Google Plans To Partner With Automakers For Its Self-Driving Car Project

January 15, 2016 0 Comments


Google has made a great deal of progress with its self-driving car development, but the tech giant says it wants to form new partnerships this year with traditional automakers to accelerate its growth.

Speaking at the Automotive News World Congress, John Krafcik, the head of Google’s autonomous car project and a former Hyundai CEO, spoke to a room full of car executives.

“We are going to need a lot of help, and in the next stages of our project, we’re going to be partnering more and more for sure,” Krafcik said.

“Automakers have the talent and the track record of producing cars at scale,” Krafcik later continued. “As our technology progresses, we hope to work with many of you guys…for all sorts of partnerships we’re going to have to form in order to deliver this technology to users around the world.”

This statement follows speculation Google is planning to join forces with Ford. Yahoo! Autos suggested that the two companies would launch a joint venture at CES, but this didn’t happen. Now, the Wall Street Journal is reporting that the two are still in discussions about a partnership. Krafcik said that almost all major automakers have approached Google about its self-driving project, while Ford president and CEO Mark Fields said that the automaker is in talks with a number of companies but is keeping them all private.

The Wall Street Journal has suggested that if a deal between Google and Ford comes to fruition, it will allow Ford to develop the basic software and components while Google handles the autonomous-driving systems.

Krafcik explained Google’s self-driving cars have driven approximately 1.3 million miles to date, at a rate of about 10,000 to 15,000 miles per week. The company is currently testing the vehicles in California and Texas.

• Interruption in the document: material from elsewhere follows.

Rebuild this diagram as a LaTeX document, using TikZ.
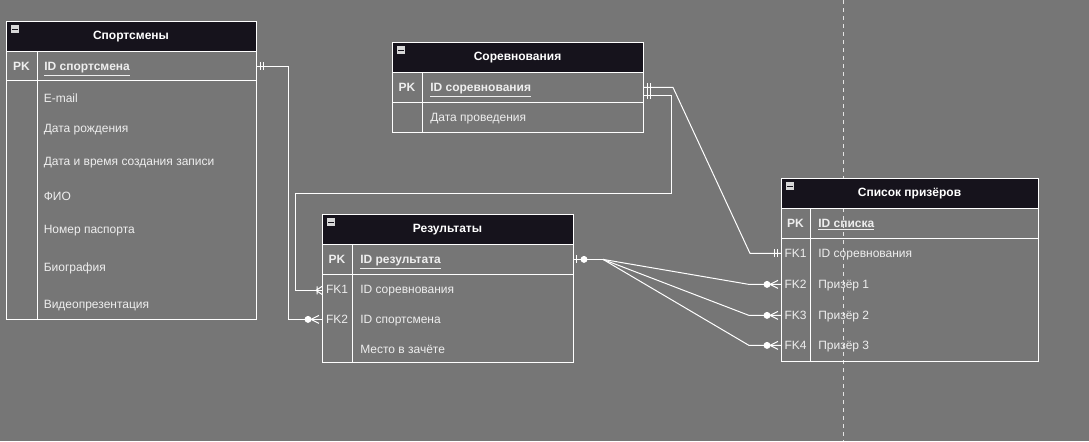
\documentclass[tikz,border=0pt]{standalone}
\usepackage{fontspec}
\setmainfont{Liberation Sans}
\usetikzlibrary{calc}
\definecolor{bggray}{RGB}{118,118,118}
\definecolor{hdrdark}{RGB}{22,19,28}
\definecolor{txtlight}{RGB}{238,238,238}
\definecolor{icongray}{RGB}{215,215,215}
\tikzset{
  tbl/.style={draw=white, line width=0.75pt},
  rel/.style={draw=white, line width=0.75pt},
  tbltitle/.style={font=\bfseries\fontsize{9}{11}\selectfont, text=white, inner sep=0pt},
  attr/.style={anchor=west, font=\fontsize{9}{11}\selectfont, text=txtlight, inner sep=0pt, text height=6.5pt, text depth=0pt},
  keylbl/.style={font=\bfseries\fontsize{9}{11}\selectfont, text=txtlight, inner sep=0pt, text height=6.5pt, text depth=0pt},
  fklbl/.style={keylbl, font=\fontsize{9}{11}\selectfont},
  mini/.pic={\fill[icongray] (5,4) rectangle (13,12); \fill[hdrdark] (6.3,7.3) rectangle (11.7,8.7);},
  mandone/.pic={\draw[rel] (4,-4) -- (4,4) (7,-4) -- (7,4);},
  zeroone/.pic={\draw[rel] (3,-4) -- (3,4); \fill[white] (11,0) circle [radius=2.6pt];},
  onemany/.pic={\draw[rel] (5,-4) -- (5,4) (6,0) -- (0,-4) (6,0) -- (0,4);},
  zeromany/.pic={\fill[white] (14,0) circle [radius=2.6pt]; \draw[rel] (11,0) -- (3,-4) (11,0) -- (3,4);}
}
\begin{document}
\begin{tikzpicture}[x=0.75pt,y=-0.75pt]
\fill[bggray] (0,0) rectangle (1089,441);
\draw[white!80!bggray, line width=0.6pt, dash pattern=on 3pt off 3pt] (843,0) -- (843,441);

% Спортсмены
\fill[hdrdark] (6,21) rectangle (256,51);
\draw[tbl] (6,21) rectangle (256,319) (6,51) -- (256,51) (6,80) -- (256,80) (37,51) -- (37,319);
\pic at (6,21) {mini};
\node[tbltitle] (sp-t) at (131,36) {Спортсмены};
\node[keylbl] (sp-pkl) at (21.5,66) {PK};
\node[attr] (sp-id) at (44,66) {\bfseries\underline{ID спортсмена}};
\foreach \t/\y [count=\i] in {E-mail/98, Дата рождения/128, Дата и время создания записи/161, ФИО/196, Номер паспорта/229, Биография/267, Видеопрезентация/304}
  \node[attr] (sp-a\i) at (43.5,\y) {\t};
\coordinate (sp-pk) at (256,66);

% Соревнования
\fill[hdrdark] (392,42) rectangle (643,72);
\draw[tbl] (392,42) rectangle (643,132) (392,72) -- (643,72) (392,102) -- (643,102) (422,72) -- (422,132);
\pic at (392,42) {mini};
\node[tbltitle] (sor-t) at (517.5,57) {Соревнования};
\node[keylbl] (sor-pkl) at (407,87) {PK};
\node[attr] (sor-id) at (430,87) {\bfseries\underline{ID соревнования}};
\node[attr] (sor-a1) at (430,117) {Дата проведения};
\coordinate (sor-pk) at (643,87);
\coordinate (sor-fk) at (643,95);

% Результаты
\fill[hdrdark] (322,214) rectangle (573,244);
\draw[tbl] (322,214) rectangle (573,362) (322,244) -- (573,244) (322,274) -- (573,274) (352,244) -- (352,362);
\pic at (322,214) {mini};
\node[tbltitle] (res-t) at (447.5,229) {Результаты};
\node[keylbl] (res-pkl) at (337,259) {PK};
\node[attr] (res-id) at (360,259) {\bfseries\underline{ID результата}};
\node[fklbl] (res-fk1l) at (337,289) {FK1};
\node[attr] (res-a1) at (360,289) {ID соревнования};
\node[fklbl] (res-fk2l) at (337,319) {FK2};
\node[attr] (res-a2) at (360,319) {ID спортсмена};
\node[attr] (res-a3) at (360,349) {Место в зачёте};
\coordinate (res-pk) at (573,259);
\coordinate (res-fk1) at (322,290);
\coordinate (res-fk2) at (322,319);

% Список призёров
\fill[hdrdark] (781,178) rectangle (1038,208);
\draw[tbl] (781,178) rectangle (1038,361) (781,208) -- (1038,208) (781,238) -- (1038,238) (810,208) -- (810,361);
\pic at (781,178) {mini};
\node[tbltitle] (prz-t) at (909.5,193) {Список призёров};
\node[keylbl] (prz-pkl) at (795.5,223) {PK};
\node[attr] (prz-id) at (818,223) {\bfseries\underline{ID списка}};
\foreach \f/\t/\y in {1/ID соревнования/253, 2/Призёр 1/284, 3/Призёр 2/315, 4/Призёр 3/345} {
  \node[fklbl] (prz-fk\f l) at (795.5,\y) {FK\f};
  \node[attr] (prz-a\f) at (818,\y) {\t};
  \coordinate (prz-fk\f) at (781,\y);
}

% связи
\draw[rel] (sp-pk) -- ++(32,0) |- (res-fk2);
\draw[rel] (sor-fk) -- ++(28,0) -- ++(0,98) -- ++(-376,0) |- (res-fk1);
\draw[rel] (sor-pk) -- ++(30,0) -- ($(prz-fk1)+(-31,0)$) -- (prz-fk1);
\coordinate (fan) at ($(res-pk)+(30,0)$);
\draw[rel] (res-pk) -- (fan);
\foreach \k in {2,3,4}
  \draw[rel] (fan) -- ($(prz-fk\k)+(-32,0)$) -- (prz-fk\k);

\pic at (sp-pk) {mandone};
\pic at (sor-pk) {mandone};
\pic at (sor-fk) {mandone};
\pic[xscale=-1] at (prz-fk1) {mandone};
\pic at (res-pk) {zeroone};
\pic[xscale=-1] at (res-fk1) {onemany};
\pic[xscale=-1] at (res-fk2) {zeromany};
\foreach \k in {2,3,4}
  \pic[xscale=-1] at (prz-fk\k) {zeromany};
\end{tikzpicture}
\end{document}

Google’s autonomous fleet appears to be getting more advanced and safer over time. In a report submitted to the California Department of Motor Vehicles, the company detailed the number of times its cars have been in dangerous situations and have required manual overrides. Looking at the data as a whole, from Sept. 24, 2014 to Nov. 30, 2015, these incidents appear to be decreasing. Google said that there were 13 occasions in total where one of its vehicles would have made contact with another object if a test driver hadn’t intervened. Eight of these incidents occurred in the last three months of 2014, during 53,000 miles of testing, while only five took place in 2015, over 370,000 miles.

Chris Urmson, the director of Google’s self-driving car project, says that he expects these figures to continually decline over time. Google’s engineers use a simulator to replay each incident and predict how the car would have behaved on its own. The team can also see how other drivers and pedestrians would have reacted to the situation, and subsequently alter the scenario in various ways to see what would have changed under different speeds and angles. Updated software is then testing in the simulator before being introduced on the road and eventually being deployed in Google’s entire fleet of self-driving vehicles.

The 13 incidents are what Google calls “driver-initiated disengagements,” where the human driver decided that it was necessary to take over control of the vehicle. The company actually recorded 69 in total, but the majority of these wouldn’t have resulted in a crash. Instead, the cars simply showed behavior that could have caused problems in other scenarios, such as incorrectly analyzing traffic lights, not giving the right of way to pedestrians, and misinterpreting local traffic laws. Additionally, Google’s test drivers recorded 272 “immediate manual control” disengagements, which means that the car called upon the driver for assistance. The company explains that these were triggered by minor technical faults, such as anomalous sensor readings.

Clearly, Google’s self-driving cars have a long way to go before they can be used by the general public. However, the continual decline of these incidents across longer stretches of testing illustrates very positive progress. Perhaps with the assistance of some major car manufacturers, Google’s autonomous car development will ramp up in the near future to reach the point where its vehicles no longer require human drivers to periodically take over the wheel.